Опять последовали споры, опять я ходил в Центральный Комитет партии, и в конце концов достигли следующего соглашения: все русские сцены будут сняты в Ташкенте, а квартира Крауса будет снята в Москве. Решение очень странное, если учесть, что все действие картины происходит в квартире Крауса. Но я удовлетворился им и уехал в Ташкент. В Ташкенте я очень быстро сделал режиссерский сценарий, с которым должен был выехать в Москву для окончательного утверждения. Но вызова не последовало. На мою телеграмму я получил лаконичный ответ: «Выезжать в Москву вам не нужно. Снимайте картину в Ташкенте. Большаков».

Я наотрез отказался снимать картину в Ташкенте и был вызван к секретарю Центрального Комитета партии Узбекистана, тов. Юсупову.
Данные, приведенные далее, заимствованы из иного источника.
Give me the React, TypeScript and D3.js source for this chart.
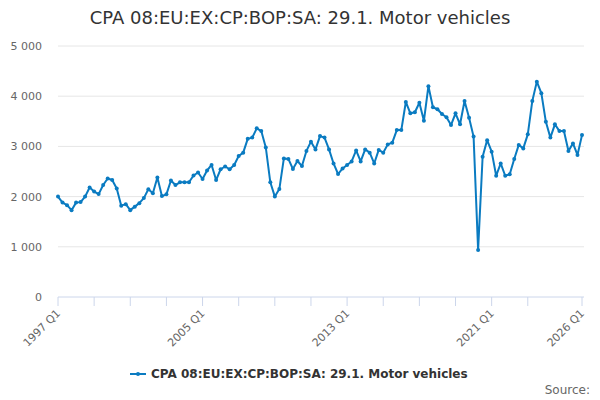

Тов. Юсупов, большой государственный деятель, умница, хитрец, человек неслыханной энергии и воли, неожиданно обрушился на меня с гневной филиппикой. Он обвинял меня почти в саботаже картины и требовал, чтобы я согласился ставить всю картину в Ташкенте. Я разъяснил тов. Юсупову положение вещей. Объяснил ему, что готов снимать в Ташкенте все, что не имеет отношения непосредственно к немцам. Тогда тов. Юсупов пошел на неожиданный вольт. Глаза его хитро сверкнули, и он сказал мне примерно следующее:

— Я вижу, вам надо вправить мозги. Вот я вас отправлю в Москву, а там Большаков поговорит с вами по-настоящему.

Еще не поняв хода Юсупова, я наивно возразил ему, что Большаков-то именно и не вызывает меня в Москву, на что Юсупов закричал: «Что значит — не вызывает?! Я вам приказываю, как члену партии, лететь в Москву. Тов. Ширахметов, отправьте его сегодня же утром вместо одного из секретарей райкома. Кончен разговор».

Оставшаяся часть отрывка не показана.